Your instructions >>
Output the lines that follow exactly as they are.

● ● ● ● ● ● ●

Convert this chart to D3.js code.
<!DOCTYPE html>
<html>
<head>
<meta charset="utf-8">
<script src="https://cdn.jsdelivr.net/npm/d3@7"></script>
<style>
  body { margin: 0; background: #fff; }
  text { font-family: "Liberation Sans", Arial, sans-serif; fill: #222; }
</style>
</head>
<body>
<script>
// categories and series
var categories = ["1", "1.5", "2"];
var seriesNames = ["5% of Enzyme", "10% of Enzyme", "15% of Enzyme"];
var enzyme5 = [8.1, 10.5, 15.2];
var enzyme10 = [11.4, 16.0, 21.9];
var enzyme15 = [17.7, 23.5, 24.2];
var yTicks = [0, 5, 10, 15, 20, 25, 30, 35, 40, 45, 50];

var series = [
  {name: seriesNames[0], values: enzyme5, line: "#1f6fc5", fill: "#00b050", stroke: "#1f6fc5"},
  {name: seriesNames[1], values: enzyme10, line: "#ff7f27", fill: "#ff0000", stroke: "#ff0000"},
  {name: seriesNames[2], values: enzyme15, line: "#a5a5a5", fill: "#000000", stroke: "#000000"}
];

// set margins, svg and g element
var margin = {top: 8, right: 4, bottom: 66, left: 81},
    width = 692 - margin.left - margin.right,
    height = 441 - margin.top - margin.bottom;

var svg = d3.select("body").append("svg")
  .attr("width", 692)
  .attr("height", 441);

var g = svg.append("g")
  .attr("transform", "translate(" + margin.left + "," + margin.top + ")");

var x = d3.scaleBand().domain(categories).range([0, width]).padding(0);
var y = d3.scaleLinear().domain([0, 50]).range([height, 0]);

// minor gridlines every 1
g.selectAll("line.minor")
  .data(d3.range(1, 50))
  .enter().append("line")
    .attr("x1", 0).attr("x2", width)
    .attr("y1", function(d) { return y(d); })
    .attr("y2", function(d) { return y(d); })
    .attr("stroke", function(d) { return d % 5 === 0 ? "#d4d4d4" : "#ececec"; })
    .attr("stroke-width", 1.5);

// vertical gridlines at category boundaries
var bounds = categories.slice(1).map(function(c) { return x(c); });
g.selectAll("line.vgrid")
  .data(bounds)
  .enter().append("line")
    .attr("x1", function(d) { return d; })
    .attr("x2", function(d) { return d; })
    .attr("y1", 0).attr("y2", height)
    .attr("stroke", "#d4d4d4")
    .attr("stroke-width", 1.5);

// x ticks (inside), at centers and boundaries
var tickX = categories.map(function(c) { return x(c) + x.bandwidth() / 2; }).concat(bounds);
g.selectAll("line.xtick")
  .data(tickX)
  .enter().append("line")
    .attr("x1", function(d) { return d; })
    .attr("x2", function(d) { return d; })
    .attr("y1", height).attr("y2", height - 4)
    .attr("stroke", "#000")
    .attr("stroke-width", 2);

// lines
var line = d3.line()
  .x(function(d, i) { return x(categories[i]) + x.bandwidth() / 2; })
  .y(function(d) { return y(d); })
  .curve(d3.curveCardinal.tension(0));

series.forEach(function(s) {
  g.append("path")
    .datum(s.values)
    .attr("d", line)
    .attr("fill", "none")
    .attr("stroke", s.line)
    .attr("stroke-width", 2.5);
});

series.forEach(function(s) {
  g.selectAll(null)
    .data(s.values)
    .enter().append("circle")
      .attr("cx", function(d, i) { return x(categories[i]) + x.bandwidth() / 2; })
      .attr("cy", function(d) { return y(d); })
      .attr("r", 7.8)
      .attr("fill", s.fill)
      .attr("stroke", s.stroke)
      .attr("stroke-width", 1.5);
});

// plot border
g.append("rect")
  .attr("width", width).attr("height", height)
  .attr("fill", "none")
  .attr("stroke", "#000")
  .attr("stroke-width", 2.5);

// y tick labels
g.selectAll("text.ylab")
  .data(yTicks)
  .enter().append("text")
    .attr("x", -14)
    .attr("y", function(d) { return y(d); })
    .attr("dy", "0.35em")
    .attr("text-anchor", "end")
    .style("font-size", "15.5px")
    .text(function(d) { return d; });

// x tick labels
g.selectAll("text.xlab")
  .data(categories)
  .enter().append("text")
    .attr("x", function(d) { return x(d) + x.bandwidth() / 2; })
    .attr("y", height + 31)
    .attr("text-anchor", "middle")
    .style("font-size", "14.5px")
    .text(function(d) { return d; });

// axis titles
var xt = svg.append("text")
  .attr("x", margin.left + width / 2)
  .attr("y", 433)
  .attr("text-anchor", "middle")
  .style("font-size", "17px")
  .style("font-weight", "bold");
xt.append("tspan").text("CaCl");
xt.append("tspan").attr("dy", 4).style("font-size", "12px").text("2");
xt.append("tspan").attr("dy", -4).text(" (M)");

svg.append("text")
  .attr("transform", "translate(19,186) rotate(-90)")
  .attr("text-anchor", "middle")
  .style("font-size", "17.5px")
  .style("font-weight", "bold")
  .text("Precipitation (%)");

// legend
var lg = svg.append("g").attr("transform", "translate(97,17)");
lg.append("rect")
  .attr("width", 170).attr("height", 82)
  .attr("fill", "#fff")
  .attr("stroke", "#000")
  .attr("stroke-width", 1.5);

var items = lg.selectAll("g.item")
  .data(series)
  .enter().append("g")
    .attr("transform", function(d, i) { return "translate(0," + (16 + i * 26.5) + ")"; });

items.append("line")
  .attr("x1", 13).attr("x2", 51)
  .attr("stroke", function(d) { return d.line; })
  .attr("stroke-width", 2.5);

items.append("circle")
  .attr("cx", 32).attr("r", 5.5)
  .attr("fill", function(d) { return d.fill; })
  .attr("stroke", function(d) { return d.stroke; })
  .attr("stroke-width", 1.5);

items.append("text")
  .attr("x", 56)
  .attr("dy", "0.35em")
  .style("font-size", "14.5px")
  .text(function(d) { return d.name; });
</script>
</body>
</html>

● ● ● ● ● ● ●

Reply to the task >>
Convert this chart to D3.js code.
<!DOCTYPE html>
<html>
<head>
<meta charset="utf-8">
<script src="https://cdn.jsdelivr.net/npm/d3@7"></script>
<style>
  body { margin: 0; background: #fff; }
  text { font-family: "Liberation Sans", Arial, sans-serif; fill: #222; }
</style>
</head>
<body>
<script>
// categories and series
var categories = ["1", "1.5", "2"];
var seriesNames = ["5% of Enzyme", "10% of Enzyme", "15% of Enzyme"];
var enzyme5 = [8.1, 10.5, 15.2];
var enzyme10 = [11.4, 16.0, 21.9];
var enzyme15 = [17.7, 23.5, 24.2];
var yTicks = [0, 5, 10, 15, 20, 25, 30, 35, 40, 45, 50];

var series = [
  {name: seriesNames[0], values: enzyme5, line: "#1f6fc5", fill: "#00b050", stroke: "#1f6fc5"},
  {name: seriesNames[1], values: enzyme10, line: "#ff7f27", fill: "#ff0000", stroke: "#ff0000"},
  {name: seriesNames[2], values: enzyme15, line: "#a5a5a5", fill: "#000000", stroke: "#000000"}
];

// set margins, svg and g element
var margin = {top: 8, right: 4, bottom: 66, left: 81},
    width = 692 - margin.left - margin.right,
    height = 441 - margin.top - margin.bottom;

var svg = d3.select("body").append("svg")
  .attr("width", 692)
  .attr("height", 441);

var g = svg.append("g")
  .attr("transform", "translate(" + margin.left + "," + margin.top + ")");

var x = d3.scaleBand().domain(categories).range([0, width]).padding(0);
var y = d3.scaleLinear().domain([0, 50]).range([height, 0]);

// minor gridlines every 1
g.selectAll("line.minor")
  .data(d3.range(1, 50))
  .enter().append("line")
    .attr("x1", 0).attr("x2", width)
    .attr("y1", function(d) { return y(d); })
    .attr("y2", function(d) { return y(d); })
    .attr("stroke", function(d) { return d % 5 === 0 ? "#d4d4d4" : "#ececec"; })
    .attr("stroke-width", 1.5);

// vertical gridlines at category boundaries
var bounds = categories.slice(1).map(function(c) { return x(c); });
g.selectAll("line.vgrid")
  .data(bounds)
  .enter().append("line")
    .attr("x1", function(d) { return d; })
    .attr("x2", function(d) { return d; })
    .attr("y1", 0).attr("y2", height)
    .attr("stroke", "#d4d4d4")
    .attr("stroke-width", 1.5);

// x ticks (inside), at centers and boundaries
var tickX = categories.map(function(c) { return x(c) + x.bandwidth() / 2; }).concat(bounds);
g.selectAll("line.xtick")
  .data(tickX)
  .enter().append("line")
    .attr("x1", function(d) { return d; })
    .attr("x2", function(d) { return d; })
    .attr("y1", height).attr("y2", height - 4)
    .attr("stroke", "#000")
    .attr("stroke-width", 2);

// lines
var line = d3.line()
  .x(function(d, i) { return x(categories[i]) + x.bandwidth() / 2; })
  .y(function(d) { return y(d); })
  .curve(d3.curveCardinal.tension(0));

series.forEach(function(s) {
  g.append("path")
    .datum(s.values)
    .attr("d", line)
    .attr("fill", "none")
    .attr("stroke", s.line)
    .attr("stroke-width", 2.5);
});

series.forEach(function(s) {
  g.selectAll(null)
    .data(s.values)
    .enter().append("circle")
      .attr("cx", function(d, i) { return x(categories[i]) + x.bandwidth() / 2; })
      .attr("cy", function(d) { return y(d); })
      .attr("r", 7.8)
      .attr("fill", s.fill)
      .attr("stroke", s.stroke)
      .attr("stroke-width", 1.5);
});

// plot border
g.append("rect")
  .attr("width", width).attr("height", height)
  .attr("fill", "none")
  .attr("stroke", "#000")
  .attr("stroke-width", 2.5);

// y tick labels
g.selectAll("text.ylab")
  .data(yTicks)
  .enter().append("text")
    .attr("x", -14)
    .attr("y", function(d) { return y(d); })
    .attr("dy", "0.35em")
    .attr("text-anchor", "end")
    .style("font-size", "15.5px")
    .text(function(d) { return d; });

// x tick labels
g.selectAll("text.xlab")
  .data(categories)
  .enter().append("text")
    .attr("x", function(d) { return x(d) + x.bandwidth() / 2; })
    .attr("y", height + 31)
    .attr("text-anchor", "middle")
    .style("font-size", "14.5px")
    .text(function(d) { return d; });

// axis titles
var xt = svg.append("text")
  .attr("x", margin.left + width / 2)
  .attr("y", 433)
  .attr("text-anchor", "middle")
  .style("font-size", "17px")
  .style("font-weight", "bold");
xt.append("tspan").text("CaCl");
xt.append("tspan").attr("dy", 4).style("font-size", "12px").text("2");
xt.append("tspan").attr("dy", -4).text(" (M)");

svg.append("text")
  .attr("transform", "translate(19,186) rotate(-90)")
  .attr("text-anchor", "middle")
  .style("font-size", "17.5px")
  .style("font-weight", "bold")
  .text("Precipitation (%)");

// legend
var lg = svg.append("g").attr("transform", "translate(97,17)");
lg.append("rect")
  .attr("width", 170).attr("height", 82)
  .attr("fill", "#fff")
  .attr("stroke", "#000")
  .attr("stroke-width", 1.5);

var items = lg.selectAll("g.item")
  .data(series)
  .enter().append("g")
    .attr("transform", function(d, i) { return "translate(0," + (16 + i * 26.5) + ")"; });

items.append("line")
  .attr("x1", 13).attr("x2", 51)
  .attr("stroke", function(d) { return d.line; })
  .attr("stroke-width", 2.5);

items.append("circle")
  .attr("cx", 32).attr("r", 5.5)
  .attr("fill", function(d) { return d.fill; })
  .attr("stroke", function(d) { return d.stroke; })
  .attr("stroke-width", 1.5);

items.append("text")
  .attr("x", 56)
  .attr("dy", "0.35em")
  .style("font-size", "14.5px")
  .text(function(d) { return d.name; });
</script>
</body>
</html>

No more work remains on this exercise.